**Exercise goal**
For the listing below, give the count of lines containing "LaTeX", and no other text.

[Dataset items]
________
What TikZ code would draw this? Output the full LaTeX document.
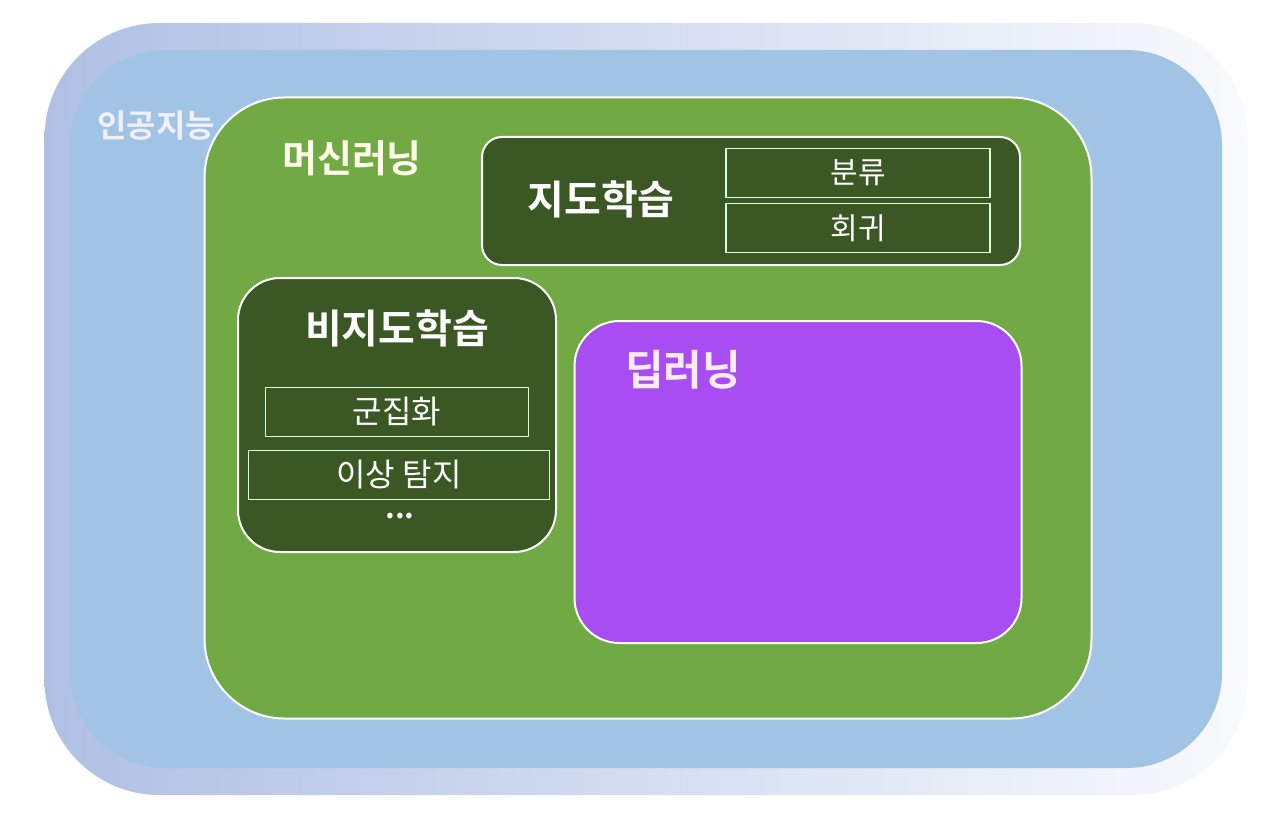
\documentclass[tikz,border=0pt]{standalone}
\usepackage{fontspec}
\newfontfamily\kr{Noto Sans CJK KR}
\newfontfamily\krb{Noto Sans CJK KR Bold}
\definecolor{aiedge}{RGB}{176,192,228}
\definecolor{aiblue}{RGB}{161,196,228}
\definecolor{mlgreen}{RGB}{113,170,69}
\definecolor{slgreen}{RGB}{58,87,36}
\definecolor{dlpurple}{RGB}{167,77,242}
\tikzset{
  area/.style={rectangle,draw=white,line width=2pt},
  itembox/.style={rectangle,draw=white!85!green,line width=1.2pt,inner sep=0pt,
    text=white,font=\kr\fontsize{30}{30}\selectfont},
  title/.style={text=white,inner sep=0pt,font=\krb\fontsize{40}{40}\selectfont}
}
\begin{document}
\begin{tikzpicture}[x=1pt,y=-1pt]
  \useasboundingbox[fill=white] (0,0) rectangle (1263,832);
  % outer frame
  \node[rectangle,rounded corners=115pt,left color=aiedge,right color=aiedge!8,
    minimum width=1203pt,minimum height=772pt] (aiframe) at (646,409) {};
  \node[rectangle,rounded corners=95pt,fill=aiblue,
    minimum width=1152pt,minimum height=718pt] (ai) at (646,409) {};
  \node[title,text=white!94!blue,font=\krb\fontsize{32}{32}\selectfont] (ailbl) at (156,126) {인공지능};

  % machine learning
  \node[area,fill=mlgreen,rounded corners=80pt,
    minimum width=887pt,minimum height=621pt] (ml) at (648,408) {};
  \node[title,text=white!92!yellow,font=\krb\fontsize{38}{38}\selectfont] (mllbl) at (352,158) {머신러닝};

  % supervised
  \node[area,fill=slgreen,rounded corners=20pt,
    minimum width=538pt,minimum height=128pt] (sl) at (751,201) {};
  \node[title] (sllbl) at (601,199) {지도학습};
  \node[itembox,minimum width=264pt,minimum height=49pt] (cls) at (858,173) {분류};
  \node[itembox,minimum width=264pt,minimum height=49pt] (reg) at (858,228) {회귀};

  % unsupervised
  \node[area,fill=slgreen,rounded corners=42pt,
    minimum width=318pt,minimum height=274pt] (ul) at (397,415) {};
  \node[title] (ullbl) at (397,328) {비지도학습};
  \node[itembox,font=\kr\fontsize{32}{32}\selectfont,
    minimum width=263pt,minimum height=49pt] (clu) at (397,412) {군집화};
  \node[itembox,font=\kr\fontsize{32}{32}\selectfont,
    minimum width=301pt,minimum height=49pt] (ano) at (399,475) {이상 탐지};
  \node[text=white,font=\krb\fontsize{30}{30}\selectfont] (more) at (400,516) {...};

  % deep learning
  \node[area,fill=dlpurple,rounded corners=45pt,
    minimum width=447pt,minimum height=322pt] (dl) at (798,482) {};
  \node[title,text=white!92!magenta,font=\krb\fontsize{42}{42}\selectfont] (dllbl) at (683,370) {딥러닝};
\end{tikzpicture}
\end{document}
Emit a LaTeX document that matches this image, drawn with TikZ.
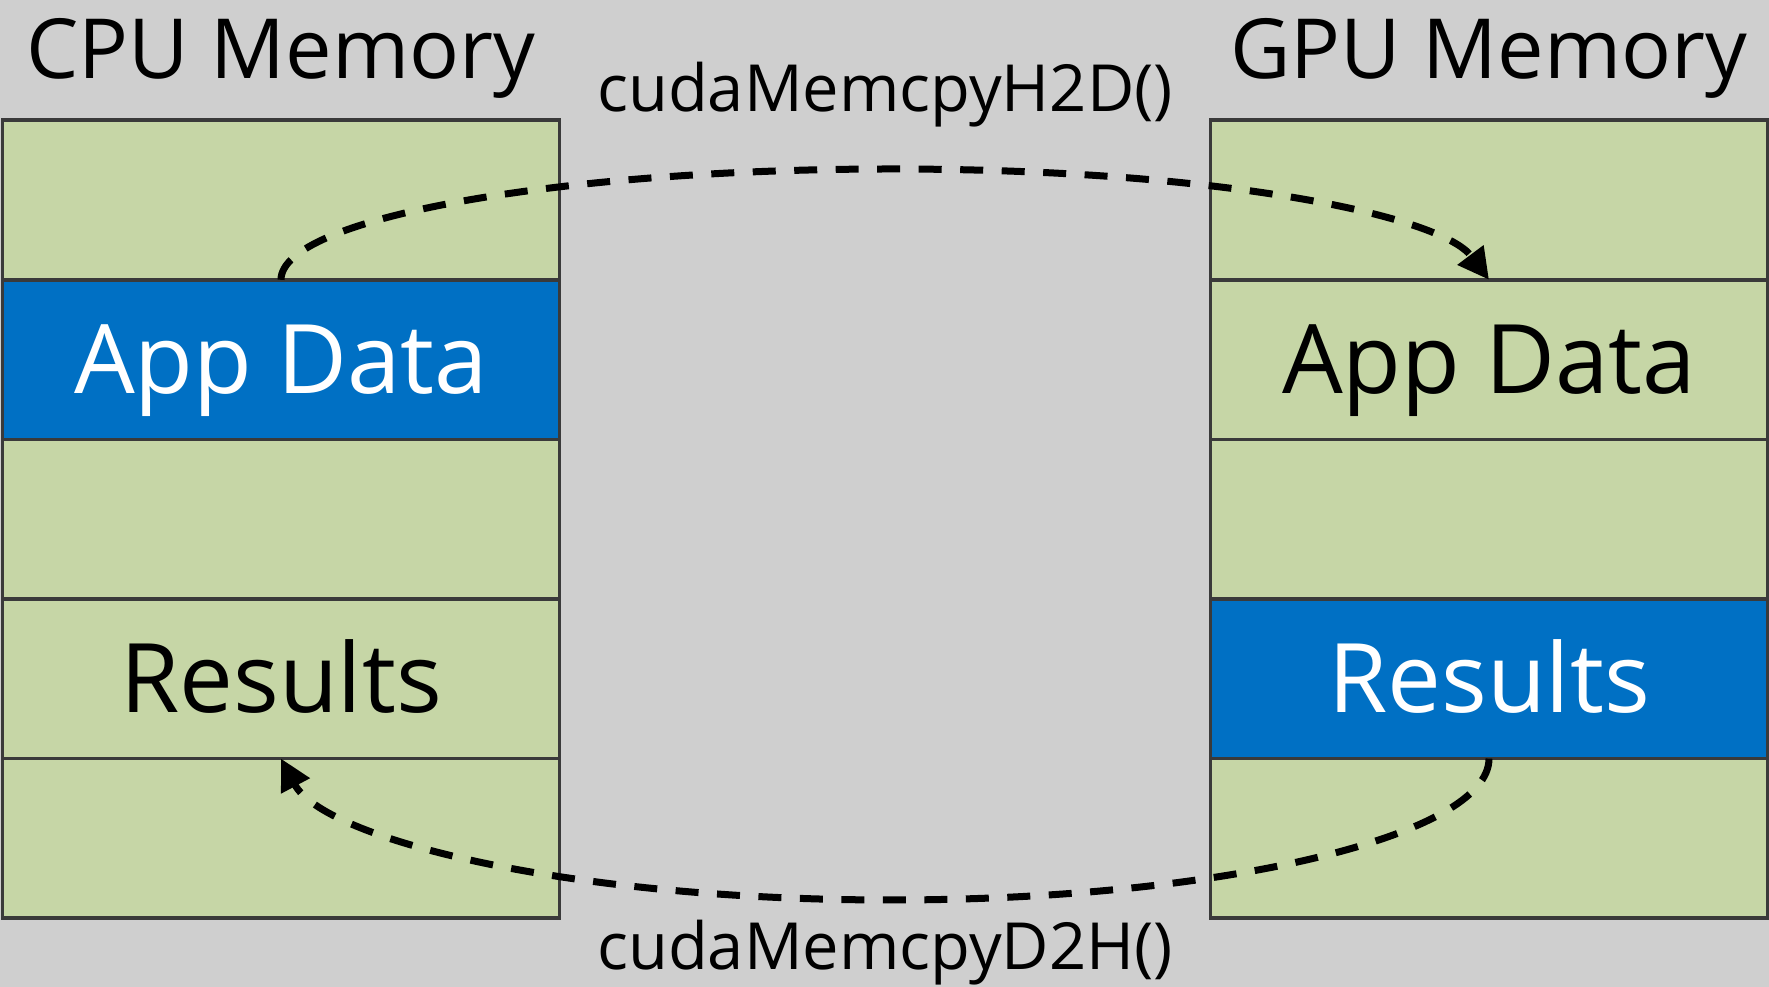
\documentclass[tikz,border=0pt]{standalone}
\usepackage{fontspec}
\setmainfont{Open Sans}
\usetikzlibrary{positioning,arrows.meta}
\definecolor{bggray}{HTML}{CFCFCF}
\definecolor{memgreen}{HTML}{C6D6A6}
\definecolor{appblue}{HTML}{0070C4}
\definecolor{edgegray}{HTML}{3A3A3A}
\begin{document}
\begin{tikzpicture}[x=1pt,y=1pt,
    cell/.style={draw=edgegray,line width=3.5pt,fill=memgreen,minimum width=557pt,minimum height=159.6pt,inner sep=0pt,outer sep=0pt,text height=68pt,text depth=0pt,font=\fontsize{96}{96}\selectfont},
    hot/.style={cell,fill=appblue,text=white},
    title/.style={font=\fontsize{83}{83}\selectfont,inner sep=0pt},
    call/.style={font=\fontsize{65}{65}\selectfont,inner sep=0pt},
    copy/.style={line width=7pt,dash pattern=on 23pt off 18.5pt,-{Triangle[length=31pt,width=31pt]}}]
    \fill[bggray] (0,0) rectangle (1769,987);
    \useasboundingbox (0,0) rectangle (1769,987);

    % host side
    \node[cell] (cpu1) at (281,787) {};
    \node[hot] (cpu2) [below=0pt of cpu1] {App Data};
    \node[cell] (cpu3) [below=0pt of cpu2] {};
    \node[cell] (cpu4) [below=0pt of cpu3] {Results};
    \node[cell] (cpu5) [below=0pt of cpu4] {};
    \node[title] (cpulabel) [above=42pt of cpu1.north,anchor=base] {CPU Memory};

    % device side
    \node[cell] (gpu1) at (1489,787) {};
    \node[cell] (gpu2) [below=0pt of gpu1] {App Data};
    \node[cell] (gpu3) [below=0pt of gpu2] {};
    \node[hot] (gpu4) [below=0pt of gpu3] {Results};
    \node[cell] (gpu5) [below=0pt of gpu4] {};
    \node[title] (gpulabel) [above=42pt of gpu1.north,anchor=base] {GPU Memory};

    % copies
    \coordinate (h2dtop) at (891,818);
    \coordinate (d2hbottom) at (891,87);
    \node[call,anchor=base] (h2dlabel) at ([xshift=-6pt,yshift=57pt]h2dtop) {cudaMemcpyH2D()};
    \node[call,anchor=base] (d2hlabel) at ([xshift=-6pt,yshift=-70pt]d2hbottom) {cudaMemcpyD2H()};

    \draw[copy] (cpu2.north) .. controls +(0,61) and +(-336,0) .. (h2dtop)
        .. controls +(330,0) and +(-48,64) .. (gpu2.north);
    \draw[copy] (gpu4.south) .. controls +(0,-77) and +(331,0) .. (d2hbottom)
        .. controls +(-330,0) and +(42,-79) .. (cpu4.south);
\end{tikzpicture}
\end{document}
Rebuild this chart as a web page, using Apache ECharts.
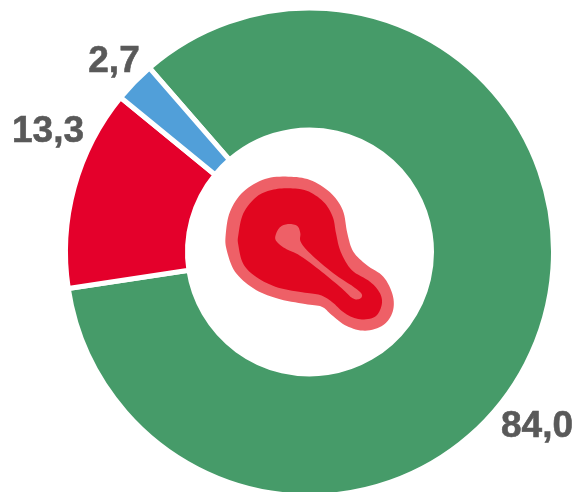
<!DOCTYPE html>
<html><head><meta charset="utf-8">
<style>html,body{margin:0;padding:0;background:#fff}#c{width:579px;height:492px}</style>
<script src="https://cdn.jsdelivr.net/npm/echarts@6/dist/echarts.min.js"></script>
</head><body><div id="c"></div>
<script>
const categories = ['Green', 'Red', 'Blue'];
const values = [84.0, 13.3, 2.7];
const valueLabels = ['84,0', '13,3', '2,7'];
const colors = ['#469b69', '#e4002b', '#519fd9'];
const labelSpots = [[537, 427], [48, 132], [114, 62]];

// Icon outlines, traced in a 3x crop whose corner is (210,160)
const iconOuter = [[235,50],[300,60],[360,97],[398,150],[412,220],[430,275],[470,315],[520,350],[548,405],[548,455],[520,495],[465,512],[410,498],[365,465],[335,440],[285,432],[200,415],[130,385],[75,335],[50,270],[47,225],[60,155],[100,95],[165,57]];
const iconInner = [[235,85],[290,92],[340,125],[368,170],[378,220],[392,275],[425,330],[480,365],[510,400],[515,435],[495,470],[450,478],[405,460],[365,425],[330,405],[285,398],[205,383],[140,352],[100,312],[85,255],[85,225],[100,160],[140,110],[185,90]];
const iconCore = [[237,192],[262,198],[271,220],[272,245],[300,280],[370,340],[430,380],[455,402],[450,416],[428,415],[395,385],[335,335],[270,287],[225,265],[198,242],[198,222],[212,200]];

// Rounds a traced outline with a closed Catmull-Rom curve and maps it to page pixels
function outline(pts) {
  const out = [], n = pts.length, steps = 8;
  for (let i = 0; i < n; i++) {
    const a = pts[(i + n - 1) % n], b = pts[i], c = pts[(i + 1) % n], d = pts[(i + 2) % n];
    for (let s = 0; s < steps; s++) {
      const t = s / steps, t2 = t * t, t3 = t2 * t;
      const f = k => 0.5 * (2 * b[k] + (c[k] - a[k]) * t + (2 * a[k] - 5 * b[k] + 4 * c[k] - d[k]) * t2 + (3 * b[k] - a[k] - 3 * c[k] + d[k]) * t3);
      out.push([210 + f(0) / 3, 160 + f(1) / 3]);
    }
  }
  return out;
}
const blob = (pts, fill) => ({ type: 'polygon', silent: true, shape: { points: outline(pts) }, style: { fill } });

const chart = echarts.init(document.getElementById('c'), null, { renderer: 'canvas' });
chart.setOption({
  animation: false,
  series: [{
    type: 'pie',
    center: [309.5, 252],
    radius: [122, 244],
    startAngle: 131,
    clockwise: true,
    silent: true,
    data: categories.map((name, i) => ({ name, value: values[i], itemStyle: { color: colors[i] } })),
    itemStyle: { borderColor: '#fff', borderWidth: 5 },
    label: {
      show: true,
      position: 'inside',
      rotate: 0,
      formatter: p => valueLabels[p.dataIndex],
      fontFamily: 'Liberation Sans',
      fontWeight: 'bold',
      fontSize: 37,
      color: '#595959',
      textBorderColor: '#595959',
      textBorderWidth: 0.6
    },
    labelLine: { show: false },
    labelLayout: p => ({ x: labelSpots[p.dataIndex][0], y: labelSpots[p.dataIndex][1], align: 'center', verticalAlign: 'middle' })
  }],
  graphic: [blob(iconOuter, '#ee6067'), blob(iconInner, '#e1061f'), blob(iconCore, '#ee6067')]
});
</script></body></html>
________
**Response**
2